The Vanishing Middle-Class Retirement

Perhaps most significantly, we've lost the concept of middle-class retirement security. The old system wasn't generous, but it was predictable. A factory worker, teacher, or office manager could retire with dignity, knowing exactly what income to expect.

Today, retirement has become bifurcated. Wealthy Americans hire financial advisors and accumulate substantial 401(k) balances. Poor Americans rely on Social Security. But middle-class workers—the backbone of the old pension system—find themselves squeezed between inadequate savings and the complexity of self-directed investing.

The Hidden Costs of Freedom

Companies celebrated the switch to 401(k)s as giving workers more "choice" and "portability." But they rarely mentioned the hidden costs. Investment fees that compound over decades. The behavioral challenges of consistent saving. The complexity of withdrawal strategies. The longevity risk of outliving your money.

Under pensions, professionals managed these challenges. Under 401(k)s, every worker becomes their own pension fund manager—usually without the knowledge, time, or resources to succeed.

What We Lost in Translation

The shift from pensions to 401(k)s represents more than a change in retirement funding—it reflects a fundamental transformation in the relationship between employers and workers.

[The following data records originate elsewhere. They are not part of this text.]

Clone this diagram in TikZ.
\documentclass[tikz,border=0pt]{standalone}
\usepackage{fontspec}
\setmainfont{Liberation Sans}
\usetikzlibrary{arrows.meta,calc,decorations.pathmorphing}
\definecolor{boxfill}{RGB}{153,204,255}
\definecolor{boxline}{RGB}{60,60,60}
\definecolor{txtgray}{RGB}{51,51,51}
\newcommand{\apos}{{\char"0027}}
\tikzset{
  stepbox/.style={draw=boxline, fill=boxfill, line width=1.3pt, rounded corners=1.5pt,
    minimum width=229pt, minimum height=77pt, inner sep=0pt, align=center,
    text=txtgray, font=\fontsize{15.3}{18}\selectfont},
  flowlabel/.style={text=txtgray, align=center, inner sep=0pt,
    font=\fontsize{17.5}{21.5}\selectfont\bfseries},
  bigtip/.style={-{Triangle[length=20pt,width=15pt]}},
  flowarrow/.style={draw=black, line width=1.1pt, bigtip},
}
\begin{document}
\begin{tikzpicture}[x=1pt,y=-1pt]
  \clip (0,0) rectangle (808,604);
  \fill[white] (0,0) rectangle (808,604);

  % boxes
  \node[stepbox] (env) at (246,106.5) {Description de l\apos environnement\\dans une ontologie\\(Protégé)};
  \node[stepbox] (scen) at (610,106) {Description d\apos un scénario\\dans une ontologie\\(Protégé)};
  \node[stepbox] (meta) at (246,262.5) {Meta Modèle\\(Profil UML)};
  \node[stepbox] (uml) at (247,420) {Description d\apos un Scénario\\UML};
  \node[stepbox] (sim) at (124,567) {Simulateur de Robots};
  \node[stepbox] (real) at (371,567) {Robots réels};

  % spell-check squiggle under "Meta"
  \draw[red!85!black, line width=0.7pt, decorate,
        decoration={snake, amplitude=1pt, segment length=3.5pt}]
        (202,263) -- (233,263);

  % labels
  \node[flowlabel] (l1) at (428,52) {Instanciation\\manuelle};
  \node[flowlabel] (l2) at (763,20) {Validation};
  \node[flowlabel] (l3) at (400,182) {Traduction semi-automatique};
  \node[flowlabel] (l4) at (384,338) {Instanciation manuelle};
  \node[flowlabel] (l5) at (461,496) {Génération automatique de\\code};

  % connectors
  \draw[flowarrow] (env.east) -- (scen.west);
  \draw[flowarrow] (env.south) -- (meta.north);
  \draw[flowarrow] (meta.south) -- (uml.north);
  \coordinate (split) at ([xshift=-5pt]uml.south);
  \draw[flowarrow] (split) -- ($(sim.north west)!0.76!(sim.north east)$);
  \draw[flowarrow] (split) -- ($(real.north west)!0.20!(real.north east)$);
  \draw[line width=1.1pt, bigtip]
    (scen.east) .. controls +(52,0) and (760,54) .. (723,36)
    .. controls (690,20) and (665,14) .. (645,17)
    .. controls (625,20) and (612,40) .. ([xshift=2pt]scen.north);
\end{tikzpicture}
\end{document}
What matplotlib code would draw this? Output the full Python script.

The old social contract promised security in exchange for loyalty. The new contract promises flexibility in exchange for self-reliance.

For many Americans, that trade-off has proven devastating. The gold watch ceremony still happens occasionally, but it no longer symbolizes the beginning of financial security. Instead, it marks the start of an uncertain chapter where former workers must navigate complex financial markets with their life savings as stakes.

The pension may be dead, but its ghost haunts every 401(k) statement, reminding us of a time when retirement meant rest, not risk.